Input rows:
########
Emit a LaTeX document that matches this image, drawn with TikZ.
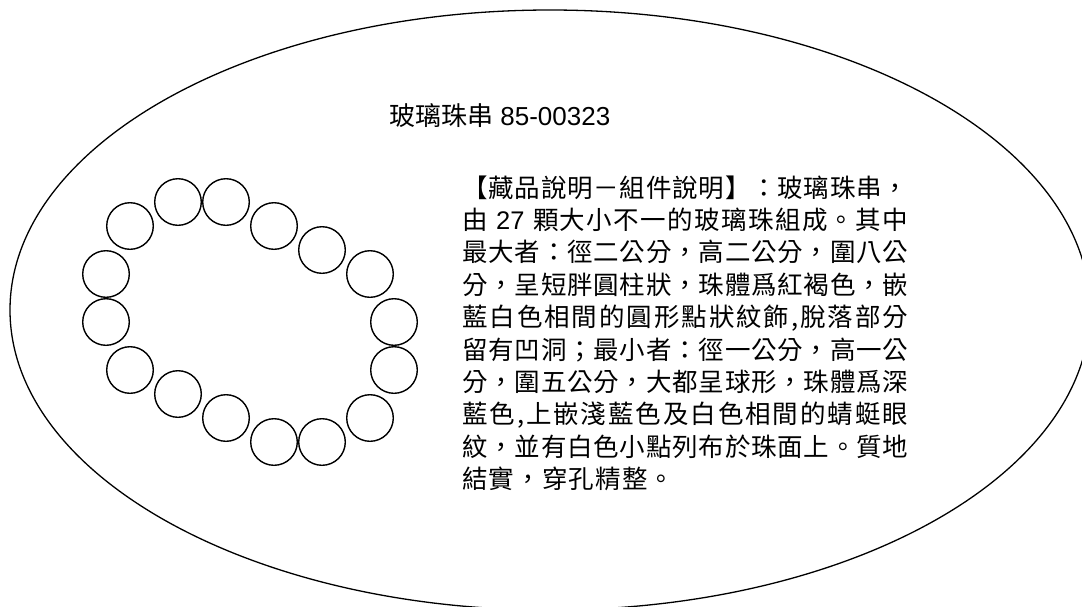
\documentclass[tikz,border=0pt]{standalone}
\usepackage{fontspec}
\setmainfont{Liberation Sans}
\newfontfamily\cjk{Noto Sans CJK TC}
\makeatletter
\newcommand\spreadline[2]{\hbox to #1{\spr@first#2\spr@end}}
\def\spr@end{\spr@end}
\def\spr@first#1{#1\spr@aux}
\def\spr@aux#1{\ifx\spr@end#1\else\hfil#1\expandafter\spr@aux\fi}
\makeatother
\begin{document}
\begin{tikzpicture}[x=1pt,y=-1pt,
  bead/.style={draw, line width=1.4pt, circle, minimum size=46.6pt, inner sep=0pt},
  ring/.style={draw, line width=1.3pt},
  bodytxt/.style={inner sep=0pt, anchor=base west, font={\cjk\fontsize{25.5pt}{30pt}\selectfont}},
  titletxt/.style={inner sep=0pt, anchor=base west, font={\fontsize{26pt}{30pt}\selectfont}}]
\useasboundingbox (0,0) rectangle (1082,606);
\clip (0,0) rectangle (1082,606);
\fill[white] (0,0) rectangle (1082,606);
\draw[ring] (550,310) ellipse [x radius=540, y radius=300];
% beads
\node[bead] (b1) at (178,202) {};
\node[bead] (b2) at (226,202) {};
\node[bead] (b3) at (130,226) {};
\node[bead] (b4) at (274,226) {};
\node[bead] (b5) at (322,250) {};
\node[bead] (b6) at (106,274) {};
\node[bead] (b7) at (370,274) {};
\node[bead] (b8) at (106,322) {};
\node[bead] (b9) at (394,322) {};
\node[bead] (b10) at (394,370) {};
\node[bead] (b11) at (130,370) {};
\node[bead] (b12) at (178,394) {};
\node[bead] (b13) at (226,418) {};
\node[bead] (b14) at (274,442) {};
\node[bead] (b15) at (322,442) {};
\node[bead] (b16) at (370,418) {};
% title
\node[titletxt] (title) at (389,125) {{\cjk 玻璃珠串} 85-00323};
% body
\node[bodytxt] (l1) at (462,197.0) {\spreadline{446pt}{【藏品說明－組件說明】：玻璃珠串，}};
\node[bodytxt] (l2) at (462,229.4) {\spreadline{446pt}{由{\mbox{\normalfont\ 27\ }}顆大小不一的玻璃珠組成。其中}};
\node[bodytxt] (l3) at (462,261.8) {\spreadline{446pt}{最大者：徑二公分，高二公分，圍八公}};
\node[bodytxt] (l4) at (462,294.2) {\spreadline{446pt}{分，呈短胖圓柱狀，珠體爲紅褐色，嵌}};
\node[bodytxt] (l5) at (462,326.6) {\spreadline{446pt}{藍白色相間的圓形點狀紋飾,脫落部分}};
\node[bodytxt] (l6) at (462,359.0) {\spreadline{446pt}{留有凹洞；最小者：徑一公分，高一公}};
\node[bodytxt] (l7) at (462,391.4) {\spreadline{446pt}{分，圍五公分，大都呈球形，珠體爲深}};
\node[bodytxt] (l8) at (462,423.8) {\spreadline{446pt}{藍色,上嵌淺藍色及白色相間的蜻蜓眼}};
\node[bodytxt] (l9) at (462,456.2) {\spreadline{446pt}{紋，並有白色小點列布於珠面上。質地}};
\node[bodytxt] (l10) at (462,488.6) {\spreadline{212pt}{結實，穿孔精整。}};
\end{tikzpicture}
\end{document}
########
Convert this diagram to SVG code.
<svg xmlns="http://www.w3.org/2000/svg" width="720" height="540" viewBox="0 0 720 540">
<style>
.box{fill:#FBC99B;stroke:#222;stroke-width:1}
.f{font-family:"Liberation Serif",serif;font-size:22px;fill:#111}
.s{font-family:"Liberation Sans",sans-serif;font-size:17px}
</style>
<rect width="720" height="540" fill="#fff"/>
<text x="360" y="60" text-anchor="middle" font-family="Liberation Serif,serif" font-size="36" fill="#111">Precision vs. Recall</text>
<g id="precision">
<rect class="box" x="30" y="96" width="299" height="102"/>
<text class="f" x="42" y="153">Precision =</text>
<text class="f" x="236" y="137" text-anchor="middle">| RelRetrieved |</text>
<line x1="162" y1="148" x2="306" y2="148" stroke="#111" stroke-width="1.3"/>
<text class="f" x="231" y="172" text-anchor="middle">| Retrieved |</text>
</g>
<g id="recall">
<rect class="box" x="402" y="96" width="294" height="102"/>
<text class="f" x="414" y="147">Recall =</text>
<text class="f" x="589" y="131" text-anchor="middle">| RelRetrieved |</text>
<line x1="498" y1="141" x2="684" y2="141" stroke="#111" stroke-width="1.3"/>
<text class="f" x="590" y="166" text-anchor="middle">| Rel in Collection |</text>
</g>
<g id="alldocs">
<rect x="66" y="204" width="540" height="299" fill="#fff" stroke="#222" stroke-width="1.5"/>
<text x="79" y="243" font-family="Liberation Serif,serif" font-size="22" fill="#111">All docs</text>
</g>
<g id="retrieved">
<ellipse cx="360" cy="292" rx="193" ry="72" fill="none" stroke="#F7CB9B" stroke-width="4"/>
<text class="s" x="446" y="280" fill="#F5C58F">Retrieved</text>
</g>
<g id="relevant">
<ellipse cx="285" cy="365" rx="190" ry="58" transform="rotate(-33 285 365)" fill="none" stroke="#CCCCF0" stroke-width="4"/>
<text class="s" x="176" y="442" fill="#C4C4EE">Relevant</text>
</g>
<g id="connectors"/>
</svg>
########
Goal: Show every line from the entries above in which the word "this" appears.

Written solution:
Emit a LaTeX document that matches this image, drawn with TikZ.
Convert this diagram to SVG code.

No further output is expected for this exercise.